[start Given data]

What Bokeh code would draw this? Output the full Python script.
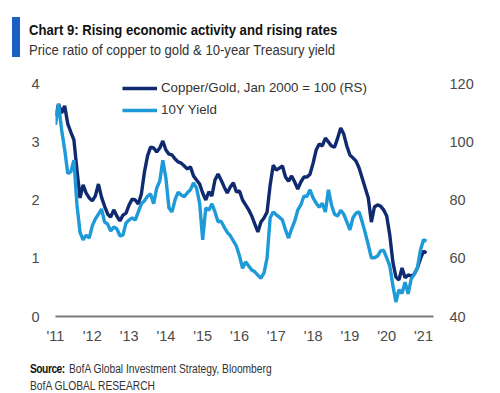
import pandas as pd
from bokeh.plotting import figure
from bokeh.layouts import column
from bokeh.models import (Range1d, LinearAxis, FixedTicker, Div,
                          Legend, LegendItem, ColumnDataSource)
from bokeh.embed import file_html
from bokeh.resources import INLINE

# ---- data (monthly, Jan 2011 .. Feb 2021) ----
START = "2011-01-01"
YIELD_10Y = [3.30, 3.66, 3.21, 2.87, 2.46, 2.49, 2.69, 1.92, 1.45, 1.32,
             1.40, 1.35, 1.56, 1.68, 1.76, 1.85, 1.63, 1.59, 1.47, 1.54,
             1.51, 1.39, 1.40, 1.61, 1.66, 1.70, 1.66, 1.80, 1.94, 1.99,
             2.07, 2.11, 1.94, 2.21, 2.33, 2.69, 2.38, 1.87, 1.80, 2.01,
             2.14, 2.09, 2.06, 2.13, 2.18, 2.30, 2.21, 1.95, 1.32, 1.87,
             1.83, 1.94, 1.80, 1.63, 1.64, 1.54, 1.45, 1.39, 1.30, 1.21,
             1.04, 0.83, 0.94, 0.87, 0.80, 0.77, 0.71, 0.66, 0.75, 1.01,
             1.70, 1.80, 1.75, 1.71, 1.66, 1.49, 1.35, 1.51, 1.64, 1.83,
             1.92, 2.07, 2.07, 2.18, 2.04, 1.95, 1.88, 1.95, 1.80, 2.18,
             1.92, 1.76, 1.73, 1.83, 1.76, 1.63, 1.49, 1.70, 1.78, 1.80,
             1.63, 1.44, 1.23, 1.01, 1.01, 1.04, 1.13, 1.14, 1.01, 0.87,
             0.54, 0.25, 0.46, 0.40, 0.59, 0.39, 0.65, 0.73, 0.83, 1.14,
             1.32, 1.30]
COPPER_GOLD = [109.0, 113.1, 110.0, 112.5, 106.3, 103.5, 100.8, 90.4, 80.8, 85.3,
               82.5, 80.8, 79.8, 81.5, 85.6, 81.1, 78.0, 75.3, 74.2, 76.7,
               74.6, 72.9, 74.9, 75.6, 78.4, 80.4, 80.1, 78.7, 82.2, 89.7,
               95.2, 98.3, 98.0, 96.6, 98.0, 100.4, 97.3, 95.9, 95.6, 94.2,
               93.2, 92.8, 91.8, 90.8, 91.5, 88.4, 87.0, 85.6, 82.5, 80.1,
               82.9, 81.5, 87.0, 89.0, 87.0, 84.6, 82.5, 84.6, 86.0, 82.9,
               83.2, 80.1, 78.4, 76.7, 74.6, 71.8, 69.1, 72.5, 73.9, 76.0,
               85.3, 92.1, 90.4, 91.1, 91.8, 88.0, 86.6, 88.4, 86.3, 83.9,
               86.3, 88.0, 88.0, 89.0, 92.8, 97.3, 99.4, 98.7, 101.4, 100.1,
               98.7, 98.3, 101.4, 104.9, 102.8, 98.7, 95.6, 94.6, 93.5, 91.1,
               87.7, 84.2, 80.8, 72.5, 77.7, 78.4, 78.0, 76.7, 74.6, 68.1,
               58.8, 53.6, 52.6, 56.7, 53.3, 54.3, 53.9, 54.6, 56.7, 59.8,
               62.5, 61.9]
YEAR_TICKS = [2011, 2012, 2013, 2014, 2015, 2016, 2017, 2018, 2019, 2020, 2021]
YEAR_LABELS = ["'11", "'12", "'13", "'14", "'15", "'16", "'17", "'18", "'19", "'20", "'21"]
LEFT_TICKS = [0, 1, 2, 3, 4]
RIGHT_TICKS = [40, 60, 80, 100, 120]

TITLE = "Chart 9: Rising economic activity and rising rates"
SUBTITLE = "Price ratio of copper to gold &amp; 10-year Treasury yield"
SOURCE = "BofA Global Investment Strategy, Bloomberg"
BRAND = "BofA GLOBAL RESEARCH"

dates = pd.date_range(START, periods=len(YIELD_10Y), freq="MS")
xs = [d.year + (d.month - 1) / 12.0 for d in dates]

FONT = "Liberation Sans"
DARK = "#0f2a6e"
LIGHT = "#1e9ad8"
GREY = "#4a4a4a"

# ---- header ----
HDR = ("position:absolute;left:29px;white-space:nowrap;line-height:1;"
       "transform:scaleX(0.846);transform-origin:0 0;font-size:15.5px;")
header = Div(width=500, height=64, margin=(0, 0, 0, 0), text=(
    "<div style=\"position:relative;width:500px;height:64px;font-family:'Liberation Sans',Arial,sans-serif;\">"
    "<div style='position:absolute;left:12px;top:17px;width:8px;height:40px;background:#1a5fc4'></div>"
    f"<div style='{HDR}top:22px;font-weight:bold;color:#111'>{TITLE}</div>"
    f"<div style='{HDR}top:41.5px;color:#333'>{SUBTITLE}</div>"
    "</div>"))

# ---- chart ----
FRAME_H = 240
left_end = FRAME_H / 58.1
p = figure(width=500, height=290, output_backend="svg", toolbar_location=None,
           x_range=Range1d(2011, 2011 + 378 / 36.8),
           y_range=Range1d(0, left_end),
           min_border_left=55, min_border_right=67, min_border_top=12, min_border_bottom=38)
p.extra_y_ranges = {"rs": Range1d(40, 40 + 20 * left_end)}
p.outline_line_color = None
p.xgrid.visible = False
p.ygrid.visible = False

src = ColumnDataSource(dict(x=xs, y10=YIELD_10Y, cg=COPPER_GOLD))
r_cg = p.line("x", "cg", source=src, y_range_name="rs", color=DARK, line_width=3.4)
r_y = p.line("x", "y10", source=src, color=LIGHT, line_width=3.4)


def style_axis(ax, standoff):
    ax.major_tick_line_color = None
    ax.minor_tick_line_color = None
    ax.major_tick_out = 0
    ax.major_tick_in = 0
    ax.minor_tick_out = 0
    ax.minor_tick_in = 0
    ax.major_label_standoff = standoff
    ax.major_label_text_font = FONT
    ax.major_label_text_font_size = "14.5px"
    ax.major_label_text_color = GREY


xa = p.xaxis[0]
xa.ticker = FixedTicker(ticks=YEAR_TICKS)
xa.major_label_overrides = {t: l for t, l in zip(YEAR_TICKS, YEAR_LABELS)}
xa.axis_line_color = "#7a7a7a"
xa.axis_line_width = 2
style_axis(xa, 11)

ya = p.yaxis[0]
ya.ticker = FixedTicker(ticks=LEFT_TICKS)
ya.axis_line_color = None
style_axis(ya, 16)

ra = LinearAxis(y_range_name="rs", ticker=FixedTicker(ticks=RIGHT_TICKS))
ra.axis_line_color = None
style_axis(ra, 16)
p.add_layout(ra, "right")

legend = Legend(items=[LegendItem(label="Copper/Gold, Jan 2000 = 100 (RS)", renderers=[r_cg]),
                       LegendItem(label="10Y Yield", renderers=[r_y])],
                location=(67, 196.5), orientation="vertical",
                background_fill_alpha=0, border_line_alpha=0,
                glyph_width=35, glyph_height=20, label_height=20, spacing=2,
                padding=0, margin=0, label_standoff=4,
                label_text_font=FONT, label_text_font_size="13.3px",
                label_text_color="#333333")
p.add_layout(legend)

# ---- footer ----
FTR = ("position:absolute;white-space:nowrap;line-height:1;font-size:12.5px;"
       "transform:scaleX(0.82);transform-origin:0 0;")
footer = Div(width=500, height=39, margin=(0, 0, 0, 0), text=(
    "<div style=\"position:relative;width:500px;height:39px;font-family:'Liberation Sans',Arial,sans-serif;color:#333\">"
    f"<div style='{FTR}left:30px;top:8.5px;font-weight:bold;color:#111;letter-spacing:-0.6px'>Source:</div>"
    f"<div style='{FTR}left:69px;top:8.5px'>{SOURCE}</div>"
    f"<div style='{FTR}left:30px;top:25.5px'>{BRAND}</div>"
    "</div>"))

layout = column(header, p, footer, spacing=0)
open("out.html", "w").write(file_html(layout, INLINE))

[end Given data]

What you need to do: Without the pictures, return the listing above from its first line through the line that has "from bokeh.resources import INLINE".

Worked solution:
What Bokeh code would draw this? Output the full Python script.
import pandas as pd
from bokeh.plotting import figure
from bokeh.layouts import column
from bokeh.models import (Range1d, LinearAxis, FixedTicker, Div,
                          Legend, LegendItem, ColumnDataSource)
from bokeh.embed import file_html
from bokeh.resources import INLINE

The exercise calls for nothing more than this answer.